If you live in horticultural zone 9 or warmer, you may grow Amaryllis bulbs outdoors in the garden as long as there is absolutely no chance of even a light frost. They require well-draining, neutral pH soil, at least six hours of bright filtered sunlight and good air circulation. In the late fall, plant the bulbs with the neck of the bulb at, or just a little higher, than the soil level, spaced 12" to 16" apart. Water lightly after planting. If it hasn't rained, wait until green top growth appears to lightly water the bed. If the surface of the bed has dried out and rain is infrequent, lightly water. Top dress the Amaryllis plantings with a monthly application of a 10-10-10 fertilizer after foliage appears. Amaryllis bulbs should not be planted in areas with in-ground irrigation systems. From July through October, do not supplement rainfall with watering. Cut back and remove any yellow or dead foliage.

Trouble Shooting

If an Amaryllis bulb is slow to wake up out of dormancy, apply bottom heat by placing the pots on a seed growing mat, heating pad or food warmer, or place the pot over a radiator (never on a stove top). Double and Miniature varieties may pop out of dormancy more quickly than Single varieties.

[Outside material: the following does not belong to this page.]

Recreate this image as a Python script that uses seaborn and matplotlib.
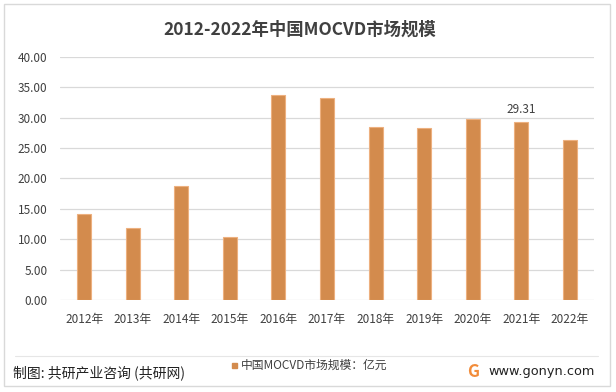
#!/usr/bin/env python
# -*- coding: utf-8 -*-

import pandas as pd
import seaborn as sns
import matplotlib.pyplot as plt
from matplotlib.patches import Rectangle
from matplotlib.lines import Line2D

years = ["2012年", "2013年", "2014年", "2015年", "2016年", "2017年",
         "2018年", "2019年", "2020年", "2021年", "2022年"]
market_size = [14.1, 11.9, 18.7, 10.45, 33.7, 33.25, 28.45, 28.3, 29.8, 29.31, 26.3]
y_ticks = [0, 5, 10, 15, 20, 25, 30, 35, 40]
labelled_year = "2021年"

title = "2012-2022年中国MOCVD市场规模"
series_name = "中国MOCVD市场规模：亿元"
source_text = "制图: 共研产业咨询 (共研网)"
site_text = "www.gonyn.com"

bar_color = "#D38B4D"
text_color = "#404040"

df = pd.DataFrame({"year": years, "size": market_size})

sns.set_theme(style="white")
plt.rcParams["font.family"] = ["Noto Sans CJK SC", "DejaVu Sans"]

W, H = 616, 392
fig = plt.figure(figsize=(W / 100, H / 100), dpi=100)
ax = fig.add_axes([60 / W, 1 - 300 / H, 534 / W, 243 / H])

sns.barplot(data=df, x="year", y="size", color=bar_color, width=0.29,
            saturation=1, edgecolor="#EDB07F", linewidth=0.8, ax=ax, zorder=3)

ax.set_ylim(0, 40)
ax.set_yticks(y_ticks)
ax.set_yticklabels([f"{v:.2f}" for v in y_ticks], fontsize=8.5, color=text_color)
ax.set_xticklabels(years, fontsize=8.5, color=text_color)
ax.set_xlabel("")
ax.set_ylabel("")
ax.grid(axis="y", color="#D9D9D9", linewidth=0.9, zorder=0)
ax.tick_params(axis="both", length=0)
ax.tick_params(axis="x", pad=9)
ax.tick_params(axis="y", pad=9)
for spine in ax.spines.values():
    spine.set_visible(False)

idx = years.index(labelled_year)
ax.text(idx, market_size[idx] + 0.9, f"{market_size[idx]:.2f}", ha="center",
        va="bottom", fontsize=8.5, color=text_color)

fig.text(300 / W, 1 - 30 / H, title, ha="center", va="center",
         fontsize=12.5, fontweight="bold", color=text_color)

# legend
fig.patches.append(Rectangle((232 / W, 1 - 368 / H), 5 / W, 5 / H,
                             transform=fig.transFigure, color=bar_color))
fig.text(241 / W, 1 - 365 / H, series_name, ha="left", va="center",
         fontsize=8.5, color=text_color)

# footer
fig.lines.append(Line2D([15 / W, 598 / W], [1 - 356 / H, 1 - 356 / H],
                        transform=fig.transFigure, color="#E6E6E6", linewidth=0.8))
fig.text(13 / W, 1 - 373 / H, source_text, ha="left", va="center",
         fontsize=10, color="#222222")
fig.text(473 / W, 1 - 372 / H, "G", ha="center", va="center",
         fontsize=12, fontweight="bold", color="#F28C3A")
fig.text(488 / W, 1 - 372 / H, site_text, ha="left", va="center",
         fontsize=9.3, color="#222222", family="DejaVu Sans")

fig.patches.append(Rectangle((4 / W, 1 - 386 / H), 606 / W, 382 / H,
                             transform=fig.transFigure, fill=False,
                             edgecolor="#D9D9D9", linewidth=1))

fig.savefig("out.png", dpi=100)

Stunted plants, flowers growing on short stems (out of their necks) and poor flower formation are usually caused by excessive watering prior to the initiation of top growth, nutrient-poor soil, improper storage conditions, and by under or over watering during plant growth.

If you've had your Amaryllis plants outside and the foliage has become wilted, yellow or deformed, it's possible that outdoor insects, like the narcissus bulb fly, found their way into the pot's soil, and into the bulb. If this has happened, it's best to destroy and remove that Amaryllis bulb from your collection.

If red spots appear on flower stalks and leaves and the plant appears to be deformed, it might be signs of a fungal disease called Red Blotch, Red Fire or Stagonospora curtissi. Dutch and American agricultural inspectors are incredibly fastidious in their examination of Amaryllis bulbs to make sure that they are disease-free prior to export. The use of sterile potting soil, good air ventilation, bright sunshine and only moderate, soil-level watering helps to reduce the chance of fungal disease. Plants brought outside during the summer and kept in shade, high humidity and/or over watered may be susceptible to fungal disease development. Infected plants should be removed and destroyed. Red Fire blotches are completely different than the superficial rust-brown mark or red streaks on Amaryllis bulbs that occur during the harvest and washing process. If an Amaryllis bulb gets nicked or bumped during the harvest process, the flesh may develop a shallow, external red mark that has nothing to do with Red fire fungal disease. Harvest marks or discoloration from washing and drying are natural and not harmful to the bulb or its performance.